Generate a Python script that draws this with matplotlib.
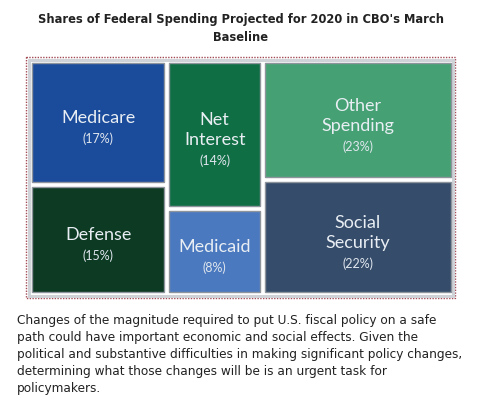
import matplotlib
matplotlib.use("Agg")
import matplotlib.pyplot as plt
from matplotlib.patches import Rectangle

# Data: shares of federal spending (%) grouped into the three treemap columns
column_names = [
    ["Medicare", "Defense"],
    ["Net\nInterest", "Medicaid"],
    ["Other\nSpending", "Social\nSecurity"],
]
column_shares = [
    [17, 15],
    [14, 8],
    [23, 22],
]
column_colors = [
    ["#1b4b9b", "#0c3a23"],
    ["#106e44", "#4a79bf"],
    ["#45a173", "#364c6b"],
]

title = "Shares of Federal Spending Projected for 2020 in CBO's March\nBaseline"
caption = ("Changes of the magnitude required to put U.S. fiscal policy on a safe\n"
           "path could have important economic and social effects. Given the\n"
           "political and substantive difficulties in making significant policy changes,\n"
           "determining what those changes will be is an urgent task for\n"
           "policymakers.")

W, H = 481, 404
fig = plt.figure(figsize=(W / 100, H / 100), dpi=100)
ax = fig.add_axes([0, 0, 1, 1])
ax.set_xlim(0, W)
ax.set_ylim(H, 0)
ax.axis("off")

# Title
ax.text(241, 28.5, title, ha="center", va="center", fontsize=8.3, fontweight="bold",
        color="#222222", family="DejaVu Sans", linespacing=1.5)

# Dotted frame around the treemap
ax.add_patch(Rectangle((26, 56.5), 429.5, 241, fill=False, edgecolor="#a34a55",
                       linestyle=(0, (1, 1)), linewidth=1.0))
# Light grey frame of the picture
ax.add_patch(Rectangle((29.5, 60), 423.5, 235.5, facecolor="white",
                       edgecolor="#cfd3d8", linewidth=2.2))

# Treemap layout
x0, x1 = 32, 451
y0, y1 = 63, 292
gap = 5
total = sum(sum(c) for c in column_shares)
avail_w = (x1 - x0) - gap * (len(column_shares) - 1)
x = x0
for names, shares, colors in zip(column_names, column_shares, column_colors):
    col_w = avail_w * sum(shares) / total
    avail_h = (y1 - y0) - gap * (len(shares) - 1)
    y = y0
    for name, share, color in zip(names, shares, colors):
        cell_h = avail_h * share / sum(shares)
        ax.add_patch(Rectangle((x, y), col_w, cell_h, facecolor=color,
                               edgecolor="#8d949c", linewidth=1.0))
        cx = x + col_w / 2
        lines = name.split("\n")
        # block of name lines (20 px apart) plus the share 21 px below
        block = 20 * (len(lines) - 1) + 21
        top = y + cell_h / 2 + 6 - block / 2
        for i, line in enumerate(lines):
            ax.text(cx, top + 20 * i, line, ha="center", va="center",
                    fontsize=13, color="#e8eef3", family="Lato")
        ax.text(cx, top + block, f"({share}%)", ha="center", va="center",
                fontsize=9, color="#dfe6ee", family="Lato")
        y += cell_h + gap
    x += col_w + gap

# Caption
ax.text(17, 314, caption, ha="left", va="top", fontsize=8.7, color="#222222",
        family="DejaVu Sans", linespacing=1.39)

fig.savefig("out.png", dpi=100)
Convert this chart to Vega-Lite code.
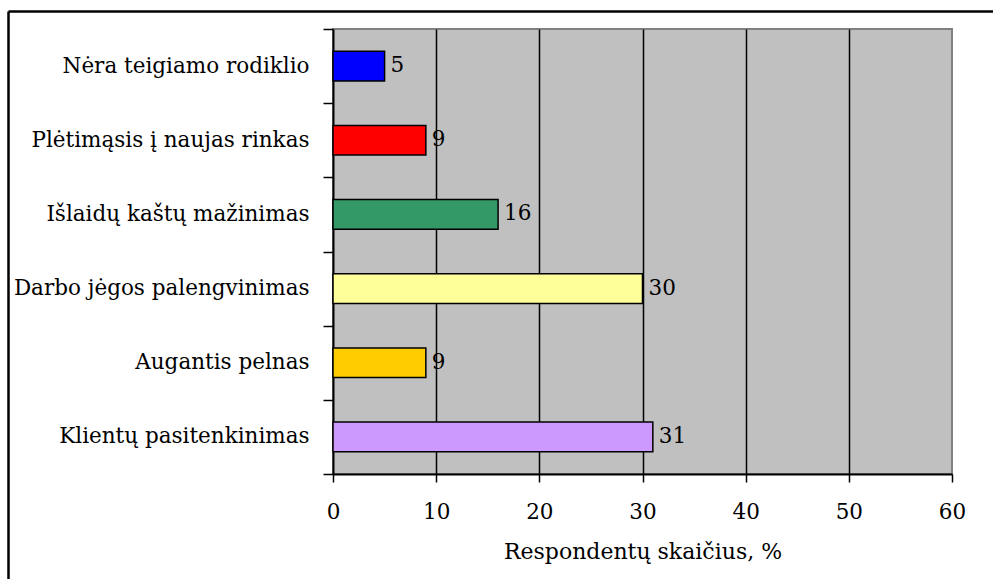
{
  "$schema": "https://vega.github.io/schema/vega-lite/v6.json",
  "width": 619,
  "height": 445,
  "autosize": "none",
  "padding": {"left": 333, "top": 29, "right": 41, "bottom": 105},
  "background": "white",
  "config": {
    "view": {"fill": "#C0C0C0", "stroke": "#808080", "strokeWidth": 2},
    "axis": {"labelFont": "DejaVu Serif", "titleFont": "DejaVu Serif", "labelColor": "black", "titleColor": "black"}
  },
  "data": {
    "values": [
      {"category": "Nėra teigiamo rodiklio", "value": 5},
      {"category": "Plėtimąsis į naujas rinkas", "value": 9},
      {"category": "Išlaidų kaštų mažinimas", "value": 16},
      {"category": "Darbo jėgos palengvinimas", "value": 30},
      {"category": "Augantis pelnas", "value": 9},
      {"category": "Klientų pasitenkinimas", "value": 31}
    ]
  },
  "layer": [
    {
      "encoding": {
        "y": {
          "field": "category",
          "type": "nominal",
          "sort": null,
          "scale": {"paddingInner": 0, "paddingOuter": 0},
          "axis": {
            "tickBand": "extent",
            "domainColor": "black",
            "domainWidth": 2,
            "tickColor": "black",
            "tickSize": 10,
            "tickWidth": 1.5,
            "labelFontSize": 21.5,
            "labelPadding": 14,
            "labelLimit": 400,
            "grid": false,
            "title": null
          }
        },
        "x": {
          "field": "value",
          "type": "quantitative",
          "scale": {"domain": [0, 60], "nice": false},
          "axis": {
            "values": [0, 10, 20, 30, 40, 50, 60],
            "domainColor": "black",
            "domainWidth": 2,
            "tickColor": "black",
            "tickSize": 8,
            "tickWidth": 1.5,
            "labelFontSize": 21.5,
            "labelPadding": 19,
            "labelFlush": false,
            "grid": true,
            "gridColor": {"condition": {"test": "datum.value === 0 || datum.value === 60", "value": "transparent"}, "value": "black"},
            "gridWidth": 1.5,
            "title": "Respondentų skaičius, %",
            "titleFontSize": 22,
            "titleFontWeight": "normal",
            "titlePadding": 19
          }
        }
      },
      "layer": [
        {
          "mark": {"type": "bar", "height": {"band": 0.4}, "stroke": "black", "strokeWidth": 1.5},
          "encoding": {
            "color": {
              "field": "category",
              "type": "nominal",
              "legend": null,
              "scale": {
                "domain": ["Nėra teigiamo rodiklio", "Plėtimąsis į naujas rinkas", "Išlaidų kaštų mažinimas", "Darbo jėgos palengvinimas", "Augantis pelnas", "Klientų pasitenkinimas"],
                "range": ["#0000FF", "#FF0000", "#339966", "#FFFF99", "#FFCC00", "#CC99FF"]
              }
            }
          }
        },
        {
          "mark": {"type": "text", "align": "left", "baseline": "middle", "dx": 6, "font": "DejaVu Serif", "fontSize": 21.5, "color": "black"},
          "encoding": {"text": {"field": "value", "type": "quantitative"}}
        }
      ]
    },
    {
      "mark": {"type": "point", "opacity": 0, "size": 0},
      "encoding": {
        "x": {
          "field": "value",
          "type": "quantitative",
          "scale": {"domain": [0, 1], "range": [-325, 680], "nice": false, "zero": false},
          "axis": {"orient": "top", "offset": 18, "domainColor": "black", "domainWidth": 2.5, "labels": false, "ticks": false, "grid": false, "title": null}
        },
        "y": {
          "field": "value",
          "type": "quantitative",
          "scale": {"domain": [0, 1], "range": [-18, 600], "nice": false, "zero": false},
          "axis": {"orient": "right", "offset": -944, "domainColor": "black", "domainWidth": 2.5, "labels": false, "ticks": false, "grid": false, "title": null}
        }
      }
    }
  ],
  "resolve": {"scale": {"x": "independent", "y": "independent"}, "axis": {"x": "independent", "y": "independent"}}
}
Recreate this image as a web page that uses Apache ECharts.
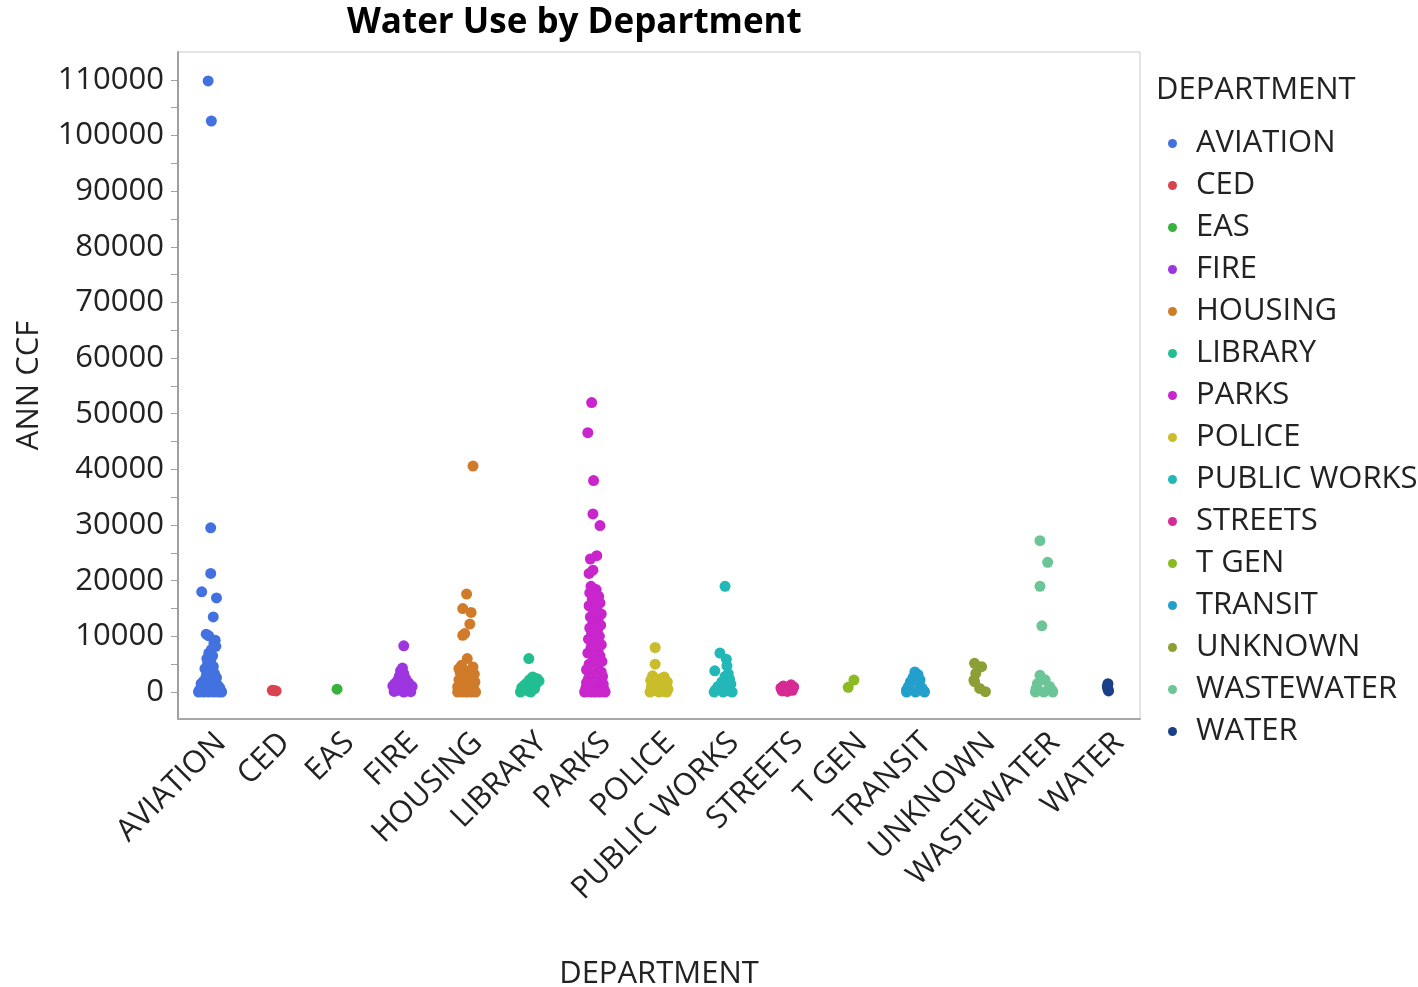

Direction:
Restate the data above exactly, stripping out each image.

Task answer:
Generate a Python script that draws this with matplotlib.
import matplotlib
matplotlib.use("Agg")
import matplotlib.pyplot as plt
from matplotlib.patches import Rectangle

# Data: shares of federal spending (%) grouped into the three treemap columns
column_names = [
    ["Medicare", "Defense"],
    ["Net\nInterest", "Medicaid"],
    ["Other\nSpending", "Social\nSecurity"],
]
column_shares = [
    [17, 15],
    [14, 8],
    [23, 22],
]
column_colors = [
    ["#1b4b9b", "#0c3a23"],
    ["#106e44", "#4a79bf"],
    ["#45a173", "#364c6b"],
]

title = "Shares of Federal Spending Projected for 2020 in CBO's March\nBaseline"
caption = ("Changes of the magnitude required to put U.S. fiscal policy on a safe\n"
           "path could have important economic and social effects. Given the\n"
           "political and substantive difficulties in making significant policy changes,\n"
           "determining what those changes will be is an urgent task for\n"
           "policymakers.")

W, H = 481, 404
fig = plt.figure(figsize=(W / 100, H / 100), dpi=100)
ax = fig.add_axes([0, 0, 1, 1])
ax.set_xlim(0, W)
ax.set_ylim(H, 0)
ax.axis("off")

# Title
ax.text(241, 28.5, title, ha="center", va="center", fontsize=8.3, fontweight="bold",
        color="#222222", family="DejaVu Sans", linespacing=1.5)

# Dotted frame around the treemap
ax.add_patch(Rectangle((26, 56.5), 429.5, 241, fill=False, edgecolor="#a34a55",
                       linestyle=(0, (1, 1)), linewidth=1.0))
# Light grey frame of the picture
ax.add_patch(Rectangle((29.5, 60), 423.5, 235.5, facecolor="white",
                       edgecolor="#cfd3d8", linewidth=2.2))

# Treemap layout
x0, x1 = 32, 451
y0, y1 = 63, 292
gap = 5
total = sum(sum(c) for c in column_shares)
avail_w = (x1 - x0) - gap * (len(column_shares) - 1)
x = x0
for names, shares, colors in zip(column_names, column_shares, column_colors):
    col_w = avail_w * sum(shares) / total
    avail_h = (y1 - y0) - gap * (len(shares) - 1)
    y = y0
    for name, share, color in zip(names, shares, colors):
        cell_h = avail_h * share / sum(shares)
        ax.add_patch(Rectangle((x, y), col_w, cell_h, facecolor=color,
                               edgecolor="#8d949c", linewidth=1.0))
        cx = x + col_w / 2
        lines = name.split("\n")
        # block of name lines (20 px apart) plus the share 21 px below
        block = 20 * (len(lines) - 1) + 21
        top = y + cell_h / 2 + 6 - block / 2
        for i, line in enumerate(lines):
            ax.text(cx, top + 20 * i, line, ha="center", va="center",
                    fontsize=13, color="#e8eef3", family="Lato")
        ax.text(cx, top + block, f"({share}%)", ha="center", va="center",
                fontsize=9, color="#dfe6ee", family="Lato")
        y += cell_h + gap
    x += col_w + gap

# Caption
ax.text(17, 314, caption, ha="left", va="top", fontsize=8.7, color="#222222",
        family="DejaVu Sans", linespacing=1.39)

fig.savefig("out.png", dpi=100)
Convert this chart to Vega-Lite code.
{
  "$schema": "https://vega.github.io/schema/vega-lite/v6.json",
  "width": 619,
  "height": 445,
  "autosize": "none",
  "padding": {"left": 333, "top": 29, "right": 41, "bottom": 105},
  "background": "white",
  "config": {
    "view": {"fill": "#C0C0C0", "stroke": "#808080", "strokeWidth": 2},
    "axis": {"labelFont": "DejaVu Serif", "titleFont": "DejaVu Serif", "labelColor": "black", "titleColor": "black"}
  },
  "data": {
    "values": [
      {"category": "Nėra teigiamo rodiklio", "value": 5},
      {"category": "Plėtimąsis į naujas rinkas", "value": 9},
      {"category": "Išlaidų kaštų mažinimas", "value": 16},
      {"category": "Darbo jėgos palengvinimas", "value": 30},
      {"category": "Augantis pelnas", "value": 9},
      {"category": "Klientų pasitenkinimas", "value": 31}
    ]
  },
  "layer": [
    {
      "encoding": {
        "y": {
          "field": "category",
          "type": "nominal",
          "sort": null,
          "scale": {"paddingInner": 0, "paddingOuter": 0},
          "axis": {
            "tickBand": "extent",
            "domainColor": "black",
            "domainWidth": 2,
            "tickColor": "black",
            "tickSize": 10,
            "tickWidth": 1.5,
            "labelFontSize": 21.5,
            "labelPadding": 14,
            "labelLimit": 400,
            "grid": false,
            "title": null
          }
        },
        "x": {
          "field": "value",
          "type": "quantitative",
          "scale": {"domain": [0, 60], "nice": false},
          "axis": {
            "values": [0, 10, 20, 30, 40, 50, 60],
            "domainColor": "black",
            "domainWidth": 2,
            "tickColor": "black",
            "tickSize": 8,
            "tickWidth": 1.5,
            "labelFontSize": 21.5,
            "labelPadding": 19,
            "labelFlush": false,
            "grid": true,
            "gridColor": {"condition": {"test": "datum.value === 0 || datum.value === 60", "value": "transparent"}, "value": "black"},
            "gridWidth": 1.5,
            "title": "Respondentų skaičius, %",
            "titleFontSize": 22,
            "titleFontWeight": "normal",
            "titlePadding": 19
          }
        }
      },
      "layer": [
        {
          "mark": {"type": "bar", "height": {"band": 0.4}, "stroke": "black", "strokeWidth": 1.5},
          "encoding": {
            "color": {
              "field": "category",
              "type": "nominal",
              "legend": null,
              "scale": {
                "domain": ["Nėra teigiamo rodiklio", "Plėtimąsis į naujas rinkas", "Išlaidų kaštų mažinimas", "Darbo jėgos palengvinimas", "Augantis pelnas", "Klientų pasitenkinimas"],
                "range": ["#0000FF", "#FF0000", "#339966", "#FFFF99", "#FFCC00", "#CC99FF"]
              }
            }
          }
        },
        {
          "mark": {"type": "text", "align": "left", "baseline": "middle", "dx": 6, "font": "DejaVu Serif", "fontSize": 21.5, "color": "black"},
          "encoding": {"text": {"field": "value", "type": "quantitative"}}
        }
      ]
    },
    {
      "mark": {"type": "point", "opacity": 0, "size": 0},
      "encoding": {
        "x": {
          "field": "value",
          "type": "quantitative",
          "scale": {"domain": [0, 1], "range": [-325, 680], "nice": false, "zero": false},
          "axis": {"orient": "top", "offset": 18, "domainColor": "black", "domainWidth": 2.5, "labels": false, "ticks": false, "grid": false, "title": null}
        },
        "y": {
          "field": "value",
          "type": "quantitative",
          "scale": {"domain": [0, 1], "range": [-18, 600], "nice": false, "zero": false},
          "axis": {"orient": "right", "offset": -944, "domainColor": "black", "domainWidth": 2.5, "labels": false, "ticks": false, "grid": false, "title": null}
        }
      }
    }
  ],
  "resolve": {"scale": {"x": "independent", "y": "independent"}, "axis": {"x": "independent", "y": "independent"}}
}
Recreate this image as a web page that uses Apache ECharts.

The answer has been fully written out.